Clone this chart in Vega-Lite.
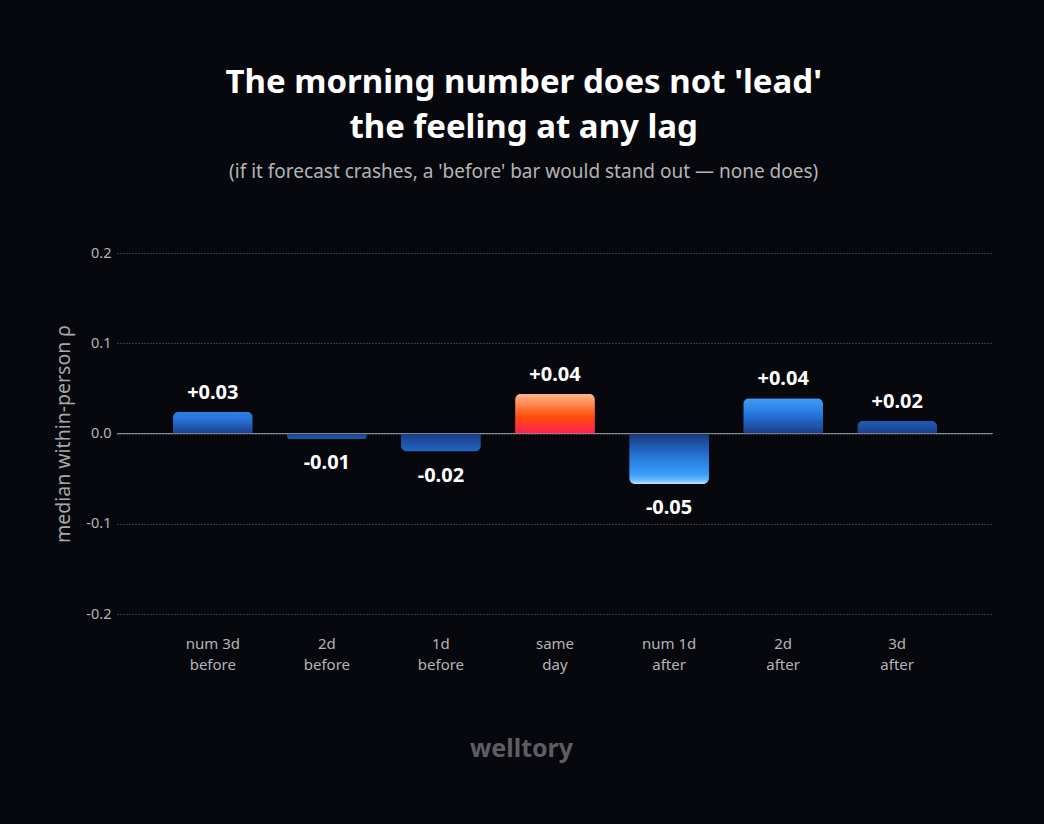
{
  "$schema": "https://vega.github.io/schema/vega-lite/v6.json",
  "autosize": {"type": "fit", "contains": "padding"},
  "width": 1044,
  "height": 824,
  "padding": {"left": 53, "right": 50, "top": 67, "bottom": 63},
  "background": "#07080d",
  "config": {
    "font": "Noto Sans",
    "view": {"stroke": null},
    "axis": {"domain": false, "ticks": false}
  },
  "title": {
    "text": ["The morning number does not 'lead'", "the feeling at any lag"],
    "subtitle": "(if it forecast crashes, a 'before' bar would stand out — none does)",
    "frame": "bounds",
    "anchor": "middle",
    "color": "#ffffff",
    "fontSize": 33,
    "fontWeight": "bold",
    "lineHeight": 45,
    "subtitleColor": "#b4b4b4",
    "subtitleFontSize": 19,
    "subtitlePadding": 18,
    "offset": 63
  },
  "data": {
    "values": [
      {"lag": "num 3d|before", "rho": 0.024, "label": "+0.03"},
      {"lag": "2d|before", "rho": -0.006, "label": "-0.01"},
      {"lag": "1d|before", "rho": -0.02, "label": "-0.02"},
      {"lag": "same|day", "rho": 0.044, "label": "+0.04"},
      {"lag": "num 1d|after", "rho": -0.056, "label": "-0.05"},
      {"lag": "2d|after", "rho": 0.039, "label": "+0.04"},
      {"lag": "3d|after", "rho": 0.014, "label": "+0.02"}
    ]
  },
  "encoding": {
    "x": {
      "field": "lag",
      "type": "nominal",
      "sort": null,
      "scale": {"paddingInner": 0.3, "paddingOuter": 0.49},
      "axis": {
        "labelAngle": 0,
        "labelExpr": "split(datum.label, '|')",
        "labelColor": "#b4b4b4",
        "labelFontSize": 15,
        "labelLineHeight": 21,
        "labelPadding": 22,
        "title": "welltory",
        "titleColor": "#5e5e62",
        "titleFontSize": 25,
        "titleFontWeight": "bold",
        "titleX": 404,
        "titleY": 134,
        "titleAlign": "center",
        "titleBaseline": "middle"
      }
    },
    "y": {
      "field": "rho",
      "type": "quantitative",
      "scale": {"domain": [-0.2, 0.2], "nice": false, "zero": false},
      "axis": {
        "values": [-0.2, -0.1, 0, 0.1, 0.2],
        "labelExpr": "replace(format(datum.value, '.1f'), '\u2212', '-')",
        "labelColor": "#b4b4b4",
        "labelFontSize": 14.5,
        "labelPadding": 6,
        "grid": true,
        "gridColor": "#6a6a6e",
        "gridDash": [1, 2],
        "gridWidth": 1,
        "title": "median within-person ρ",
        "titleColor": "#a8a8a8",
        "titleFontSize": 19.5,
        "titleFontWeight": "normal",
        "titlePadding": 12
      }
    }
  },
  "layer": [
    {
      "mark": {"type": "rule", "color": "#8a8a8e", "strokeWidth": 1},
      "encoding": {"y": {"datum": 0}, "x": null}
    },
    {
      "transform": [{"filter": "datum.lag === 'num 3d|before'"}],
      "mark": {"type": "bar", "cornerRadiusTopLeft": 6, "cornerRadiusTopRight": 6,
        "color": {"gradient": "linear", "x1": 0, "y1": 0, "x2": 0, "y2": 1,
          "stops": [{"offset": 0, "color": "#2a84ea"}, {"offset": 0.4, "color": "#2670d2"}, {"offset": 1, "color": "#1c3f8a"}]}}
    },
    {
      "transform": [{"filter": "datum.lag === '2d|before'"}],
      "mark": {"type": "bar", "cornerRadiusBottomLeft": 5, "cornerRadiusBottomRight": 5,
        "color": {"gradient": "linear", "x1": 0, "y1": 0, "x2": 0, "y2": 1,
          "stops": [{"offset": 0, "color": "#1b4690"}, {"offset": 1, "color": "#1f56aa"}]}}
    },
    {
      "transform": [{"filter": "datum.lag === '1d|before'"}],
      "mark": {"type": "bar", "cornerRadiusBottomLeft": 6, "cornerRadiusBottomRight": 6,
        "color": {"gradient": "linear", "x1": 0, "y1": 0, "x2": 0, "y2": 1,
          "stops": [{"offset": 0, "color": "#1a3c84"}, {"offset": 1, "color": "#2266c4"}]}}
    },
    {
      "transform": [{"filter": "datum.lag === 'same|day'"}],
      "mark": {"type": "bar", "cornerRadiusTopLeft": 6, "cornerRadiusTopRight": 6,
        "color": {"gradient": "linear", "x1": 0, "y1": 0, "x2": 0, "y2": 1,
          "stops": [{"offset": 0, "color": "#ffb890"}, {"offset": 0.25, "color": "#ff8a50"}, {"offset": 0.6, "color": "#ff4a08"}, {"offset": 1, "color": "#ff1f58"}]}}
    },
    {
      "transform": [{"filter": "datum.lag === 'num 1d|after'"}],
      "mark": {"type": "bar", "cornerRadiusBottomLeft": 6, "cornerRadiusBottomRight": 6,
        "color": {"gradient": "linear", "x1": 0, "y1": 0, "x2": 0, "y2": 1,
          "stops": [{"offset": 0, "color": "#1a3678"}, {"offset": 0.45, "color": "#2476d8"}, {"offset": 0.8, "color": "#379cf8"}, {"offset": 0.92, "color": "#6ab8ff"}, {"offset": 1, "color": "#c8e6ff"}]}}
    },
    {
      "transform": [{"filter": "datum.lag === '2d|after'"}],
      "mark": {"type": "bar", "cornerRadiusTopLeft": 6, "cornerRadiusTopRight": 6,
        "color": {"gradient": "linear", "x1": 0, "y1": 0, "x2": 0, "y2": 1,
          "stops": [{"offset": 0, "color": "#3c9ff8"}, {"offset": 0.5, "color": "#2472d8"}, {"offset": 1, "color": "#1c3c84"}]}}
    },
    {
      "transform": [{"filter": "datum.lag === '3d|after'"}],
      "mark": {"type": "bar", "cornerRadiusTopLeft": 6, "cornerRadiusTopRight": 6,
        "color": {"gradient": "linear", "x1": 0, "y1": 0, "x2": 0, "y2": 1,
          "stops": [{"offset": 0, "color": "#1f5cb6"}, {"offset": 1, "color": "#1b3f88"}]}}
    },
    {
      "transform": [{"filter": "datum.rho >= 0"}],
      "mark": {"type": "text", "color": "#ffffff", "fontSize": 20, "fontWeight": "bold", "baseline": "bottom", "dy": -9},
      "encoding": {"text": {"field": "label"}}
    },
    {
      "transform": [{"filter": "datum.rho < 0"}],
      "mark": {"type": "text", "color": "#ffffff", "fontSize": 20, "fontWeight": "bold", "baseline": "top", "dy": 14},
      "encoding": {"text": {"field": "label"}}
    }
  ]
}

--------------------------------

Skipping the pictures, transcribe each line above exactly as it appears.

• **Response**
Clone this chart in Vega-Lite.
{
  "$schema": "https://vega.github.io/schema/vega-lite/v6.json",
  "autosize": {"type": "fit", "contains": "padding"},
  "width": 1044,
  "height": 824,
  "padding": {"left": 53, "right": 50, "top": 67, "bottom": 63},
  "background": "#07080d",
  "config": {
    "font": "Noto Sans",
    "view": {"stroke": null},
    "axis": {"domain": false, "ticks": false}
  },
  "title": {
    "text": ["The morning number does not 'lead'", "the feeling at any lag"],
    "subtitle": "(if it forecast crashes, a 'before' bar would stand out — none does)",
    "frame": "bounds",
    "anchor": "middle",
    "color": "#ffffff",
    "fontSize": 33,
    "fontWeight": "bold",
    "lineHeight": 45,
    "subtitleColor": "#b4b4b4",
    "subtitleFontSize": 19,
    "subtitlePadding": 18,
    "offset": 63
  },
  "data": {
    "values": [
      {"lag": "num 3d|before", "rho": 0.024, "label": "+0.03"},
      {"lag": "2d|before", "rho": -0.006, "label": "-0.01"},
      {"lag": "1d|before", "rho": -0.02, "label": "-0.02"},
      {"lag": "same|day", "rho": 0.044, "label": "+0.04"},
      {"lag": "num 1d|after", "rho": -0.056, "label": "-0.05"},
      {"lag": "2d|after", "rho": 0.039, "label": "+0.04"},
      {"lag": "3d|after", "rho": 0.014, "label": "+0.02"}
    ]
  },
  "encoding": {
    "x": {
      "field": "lag",
      "type": "nominal",
      "sort": null,
      "scale": {"paddingInner": 0.3, "paddingOuter": 0.49},
      "axis": {
        "labelAngle": 0,
        "labelExpr": "split(datum.label, '|')",
        "labelColor": "#b4b4b4",
        "labelFontSize": 15,
        "labelLineHeight": 21,
        "labelPadding": 22,
        "title": "welltory",
        "titleColor": "#5e5e62",
        "titleFontSize": 25,
        "titleFontWeight": "bold",
        "titleX": 404,
        "titleY": 134,
        "titleAlign": "center",
        "titleBaseline": "middle"
      }
    },
    "y": {
      "field": "rho",
      "type": "quantitative",
      "scale": {"domain": [-0.2, 0.2], "nice": false, "zero": false},
      "axis": {
        "values": [-0.2, -0.1, 0, 0.1, 0.2],
        "labelExpr": "replace(format(datum.value, '.1f'), '\u2212', '-')",
        "labelColor": "#b4b4b4",
        "labelFontSize": 14.5,
        "labelPadding": 6,
        "grid": true,
        "gridColor": "#6a6a6e",
        "gridDash": [1, 2],
        "gridWidth": 1,
        "title": "median within-person ρ",
        "titleColor": "#a8a8a8",
        "titleFontSize": 19.5,
        "titleFontWeight": "normal",
        "titlePadding": 12
      }
    }
  },
  "layer": [
    {
      "mark": {"type": "rule", "color": "#8a8a8e", "strokeWidth": 1},
      "encoding": {"y": {"datum": 0}, "x": null}
    },
    {
      "transform": [{"filter": "datum.lag === 'num 3d|before'"}],
      "mark": {"type": "bar", "cornerRadiusTopLeft": 6, "cornerRadiusTopRight": 6,
        "color": {"gradient": "linear", "x1": 0, "y1": 0, "x2": 0, "y2": 1,
          "stops": [{"offset": 0, "color": "#2a84ea"}, {"offset": 0.4, "color": "#2670d2"}, {"offset": 1, "color": "#1c3f8a"}]}}
    },
    {
      "transform": [{"filter": "datum.lag === '2d|before'"}],
      "mark": {"type": "bar", "cornerRadiusBottomLeft": 5, "cornerRadiusBottomRight": 5,
        "color": {"gradient": "linear", "x1": 0, "y1": 0, "x2": 0, "y2": 1,
          "stops": [{"offset": 0, "color": "#1b4690"}, {"offset": 1, "color": "#1f56aa"}]}}
    },
    {
      "transform": [{"filter": "datum.lag === '1d|before'"}],
      "mark": {"type": "bar", "cornerRadiusBottomLeft": 6, "cornerRadiusBottomRight": 6,
        "color": {"gradient": "linear", "x1": 0, "y1": 0, "x2": 0, "y2": 1,
          "stops": [{"offset": 0, "color": "#1a3c84"}, {"offset": 1, "color": "#2266c4"}]}}
    },
    {
      "transform": [{"filter": "datum.lag === 'same|day'"}],
      "mark": {"type": "bar", "cornerRadiusTopLeft": 6, "cornerRadiusTopRight": 6,
        "color": {"gradient": "linear", "x1": 0, "y1": 0, "x2": 0, "y2": 1,
          "stops": [{"offset": 0, "color": "#ffb890"}, {"offset": 0.25, "color": "#ff8a50"}, {"offset": 0.6, "color": "#ff4a08"}, {"offset": 1, "color": "#ff1f58"}]}}
    },
    {
      "transform": [{"filter": "datum.lag === 'num 1d|after'"}],
      "mark": {"type": "bar", "cornerRadiusBottomLeft": 6, "cornerRadiusBottomRight": 6,
        "color": {"gradient": "linear", "x1": 0, "y1": 0, "x2": 0, "y2": 1,
          "stops": [{"offset": 0, "color": "#1a3678"}, {"offset": 0.45, "color": "#2476d8"}, {"offset": 0.8, "color": "#379cf8"}, {"offset": 0.92, "color": "#6ab8ff"}, {"offset": 1, "color": "#c8e6ff"}]}}
    },
    {
      "transform": [{"filter": "datum.lag === '2d|after'"}],
      "mark": {"type": "bar", "cornerRadiusTopLeft": 6, "cornerRadiusTopRight": 6,
        "color": {"gradient": "linear", "x1": 0, "y1": 0, "x2": 0, "y2": 1,
          "stops": [{"offset": 0, "color": "#3c9ff8"}, {"offset": 0.5, "color": "#2472d8"}, {"offset": 1, "color": "#1c3c84"}]}}
    },
    {
      "transform": [{"filter": "datum.lag === '3d|after'"}],
      "mark": {"type": "bar", "cornerRadiusTopLeft": 6, "cornerRadiusTopRight": 6,
        "color": {"gradient": "linear", "x1": 0, "y1": 0, "x2": 0, "y2": 1,
          "stops": [{"offset": 0, "color": "#1f5cb6"}, {"offset": 1, "color": "#1b3f88"}]}}
    },
    {
      "transform": [{"filter": "datum.rho >= 0"}],
      "mark": {"type": "text", "color": "#ffffff", "fontSize": 20, "fontWeight": "bold", "baseline": "bottom", "dy": -9},
      "encoding": {"text": {"field": "label"}}
    },
    {
      "transform": [{"filter": "datum.rho < 0"}],
      "mark": {"type": "text", "color": "#ffffff", "fontSize": 20, "fontWeight": "bold", "baseline": "top", "dy": 14},
      "encoding": {"text": {"field": "label"}}
    }
  ]
}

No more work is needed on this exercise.